Oh gawd maybe it was mine?!? I think my Dark Knight influenced tracks are more like a Burger King version though. Lmao


----------



## Greg (Dec 6, 2013)

Daniel James @ Fri Dec 06 said:


> On the plus side...the trailer that did go in used a bunch of my Project Alpha sounds....thats all good rite?....RITE!!??! lol
> 
> -DJ



RIGHT! lol, some extra ambition to hurry up and get Project Bravo out plz! :D :D :D


----------



## Jdiggity1 (Dec 6, 2013)

I can hear Emerson, Lake And Palmer covering this.


----------



## Rctec (Dec 6, 2013)

...The track we hated never made it into any 'Spiderman" trailer. We didn't know what it was...but then one of the team here admitted on working on it in the '90s...how last century! ...And Yes, the snippet on the website is mine. Arturo Sandoval, Johnny Marr, Andy Page and myself...Just a demo (!) not mixed or anything. Comes from the experiment pile...
-H-


----------



## Lex (Dec 7, 2013)

Rctec @ Sat Dec 07 said:


> ...The track we hated never made it into any 'Spiderman" trailer. We didn't know what it was...but then one of the team here admitted on working on it in the '90s...how last century! ...And Yes, the snippet on the website is mine. Arturo Sandoval, Johnny Marr, Andy Page and myself...Just a demo (!) not mixed or anything. Comes from the experiment pile...
> -H-



'90s???? Wow, from the era when music for trailers sucked most. I can't really get the marketing departments these days, I saw this happen couple of times, the music for trailer goes through various ideas, some terrible, some interesting, from picking up something from '90s to working with an actual composer, but 9 out of 10 times all the ideas, good or bad, are discarded and they go with some "vanilla" track, piece of music that will neither offend nor excite anyone, it's kind of just there, sitting, doing nothing..

alex


----------



## dcoscina (Dec 7, 2013)

Rctec @ Fri Dec 06 said:


> ...The track we hated never made it into any 'Spiderman" trailer.

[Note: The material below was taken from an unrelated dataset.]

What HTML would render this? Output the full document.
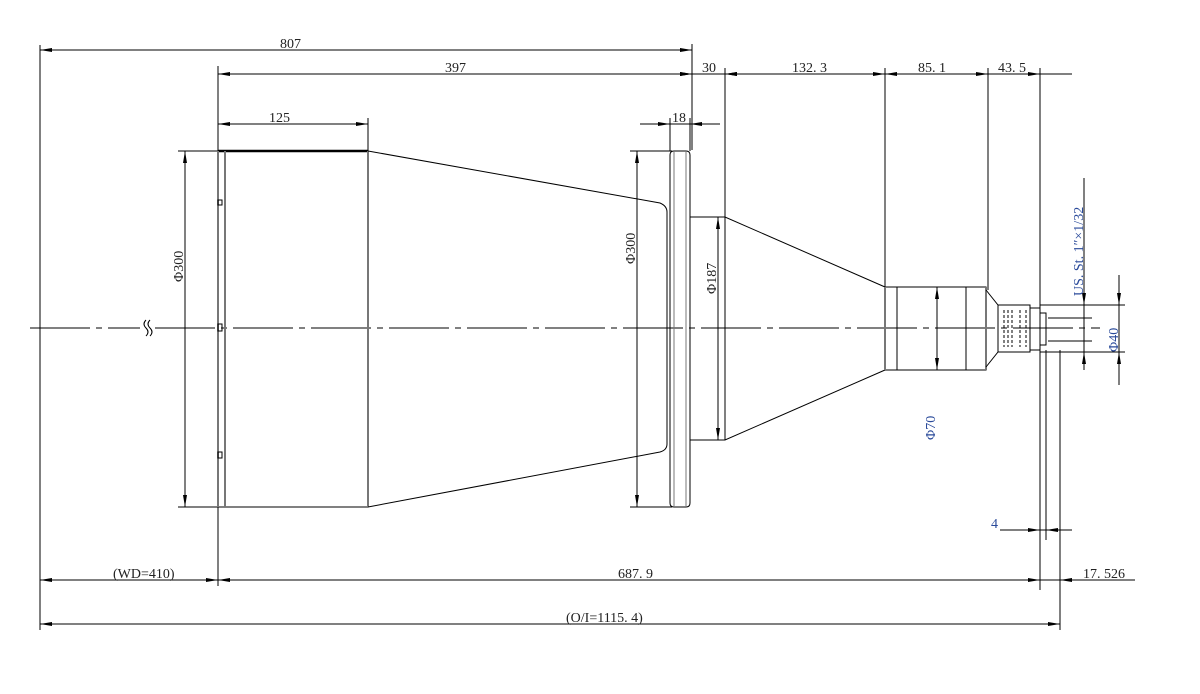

We didn't know what it was...but then one of the team here admitted on working on it in the '90s...how last century! ...And Yes, the snippet on the website is mine. Arturo Sandoval, Johnny Marr, Andy Page and myself...Just a demo (!) not mixed or anything. Comes from the experiment pile...
> -H-



That track is really nice. Great trumpet playing. Hope the filmmakers let you pursue this avenue. It's very cool.


----------